In summary, I may be confused about how rotation acts in Fock space (for second quantized operator) versus Hilbert space (for spin state). 
 A: Let's focus, like your question, only on rotations in spin-space (the generalization to real-space is straight-forward). Then we first choose a basis of operators in 2nd quantization, let's say $c_{i, \uparrow}, c_{i, \downarrow}$ and their conjugates, which maintain the canonical anti-commutation relations
$$ \{ c_{i,\sigma}, c^{\dagger}_{j,\sigma '} \} = \delta_{i,j} \delta_{\sigma, \sigma '}$$
A rotation in spin-space will be a linear transformation within this basis
$$ R_{S_i} c_{i,\sigma} R^{-1}_{S_i} = a_r c_{i,\sigma} + b_r c_{i, \bar{\sigma}} $$
where $\bar{\sigma}$ is the opposite spin to $\sigma$. How to carry out this rotation is straight-forward from the construction of the spin operators in second quantization 
$$ S_{i}^{\alpha} = \frac{\hbar}{2} \sum_{\lambda, \lambda '} c^{\dagger}_{i,\lambda} \sigma^{\alpha}_{\lambda, \lambda '}c_{i,\lambda '}$$
with $\alpha = x,y,z$ for different spin operations at the point $i$, and $\sigma^{\alpha}$ is the respective Pauli matrix. From this, you can explicitly calculate how does each operator transform, as $R_{S_i} = e^{-i \sum_\alpha \theta_\alpha S^{\alpha}/\hbar}$.

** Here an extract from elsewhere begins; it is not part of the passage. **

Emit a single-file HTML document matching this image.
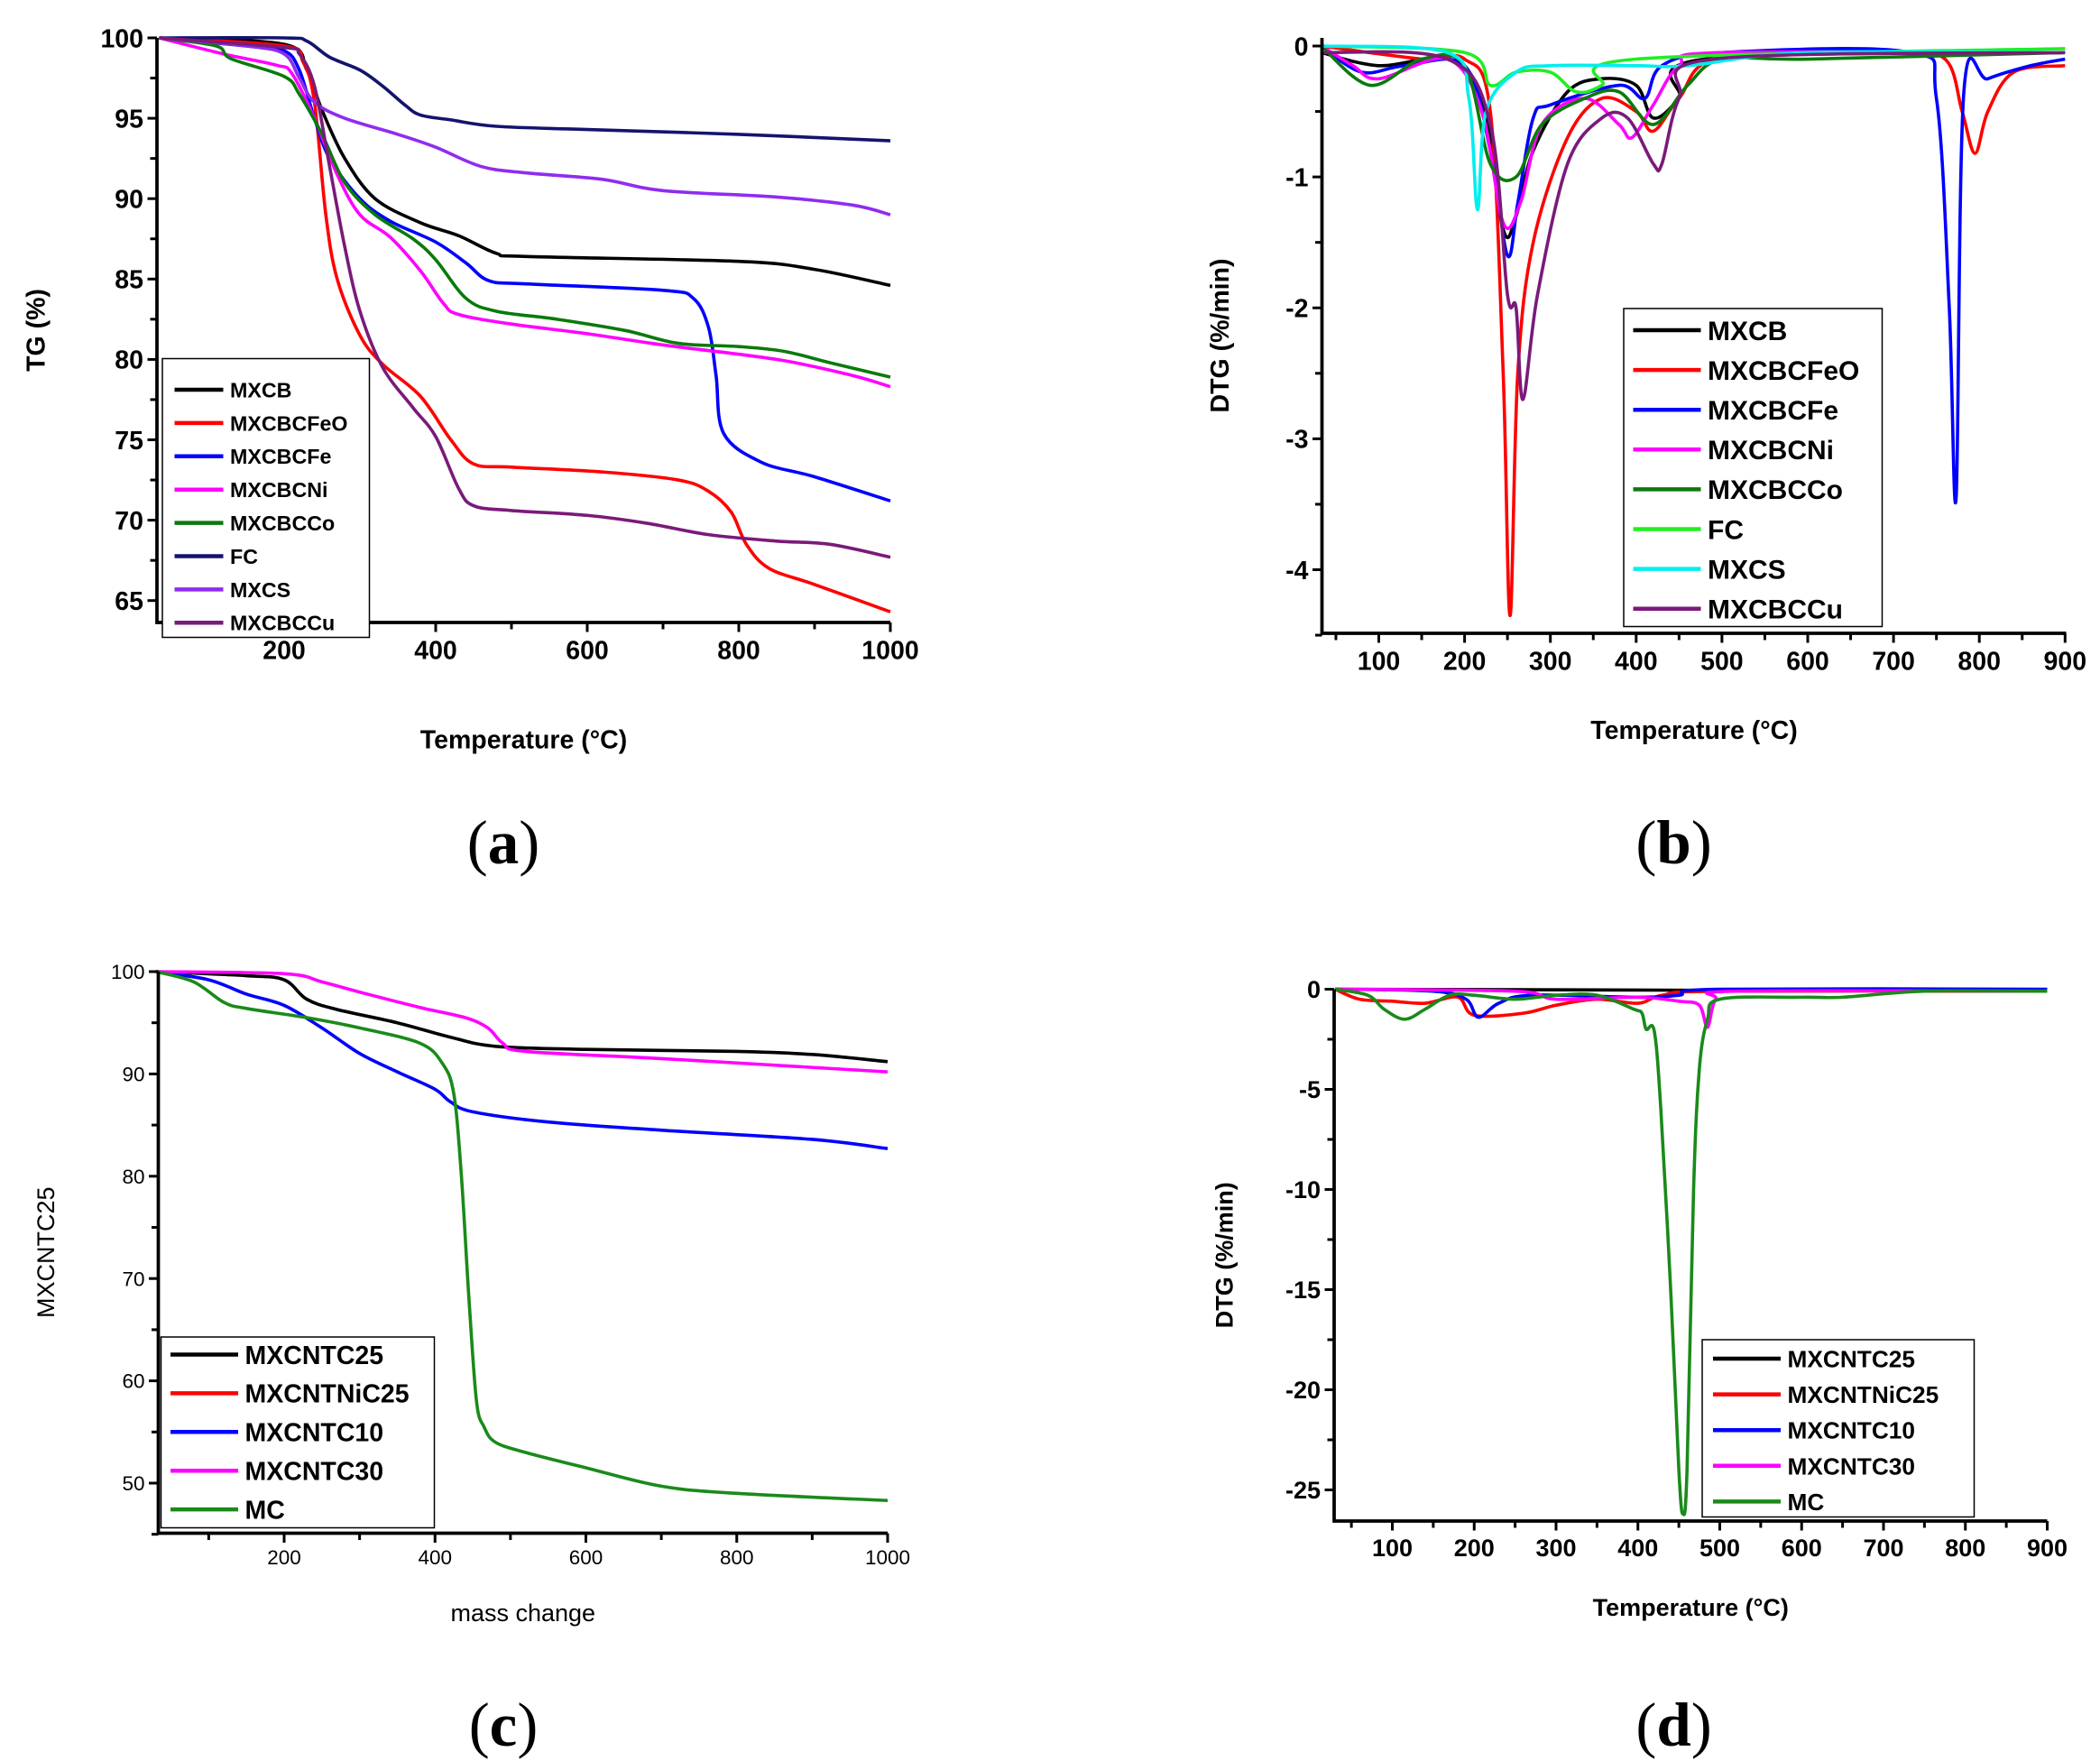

The singlet you wrote is the only rotationaly invariant state for two spins. The point is that in second quantization we don't restrict ourselves from the beginning to a fixed number of particles, and allow them to change. We can construct, however, operators that are invariant under local spin rotations. For example $c^{\dagger}_{i,\uparrow}c_{i, \uparrow} + c^{\dagger}_{i,\downarrow}c_{i, \downarrow}$ is such an operator, as it just counts the number of particles at site $i$, and their rotation is immaterial to it.
A: Based on yu-v's answer, consider a simple rotation around z-axis by /2 and so let
$$R_S = e^{-i \pi/4 c^\dagger_\alpha \sigma_{\alpha \beta} c_\beta}$$
The answer we expect is $S_x\rightarrow S_y$ or $1/2 (c^\dagger_\uparrow c_\downarrow + c^\dagger_\downarrow c_\uparrow ) \rightarrow 1/2 (-i c^\dagger_\uparrow c_\downarrow + i c^\dagger_\downarrow c_\uparrow )$
To carry out this calculation, we need to expand the exponential as
$$R_S = 1 -i \pi/4 c^\dagger_\alpha \sigma_{\alpha \beta} c_\beta + (-i \pi/4 c^\dagger_\alpha \sigma_{\alpha \beta} c_\beta)^2 +...\\
 = 1 - i \pi/4 (c^\dagger_\uparrow c_\uparrow - c^\dagger_\downarrow c_\downarrow )  - \pi^2/32 (c^\dagger_\uparrow c_\uparrow + c^\dagger_\downarrow c_\downarrow+ 2 c^\dagger_\downarrow c^\dagger_\uparrow c_\downarrow c_\uparrow )+...$$
I see to be a faithful representation of the spin operator, we need the single occupancy constraint so the quarctic term should be zero, but there are extra quadratic terms that are higher order with coefficient of $\pi^n$ in n-th order expansion and I'm not sure how to simplify it.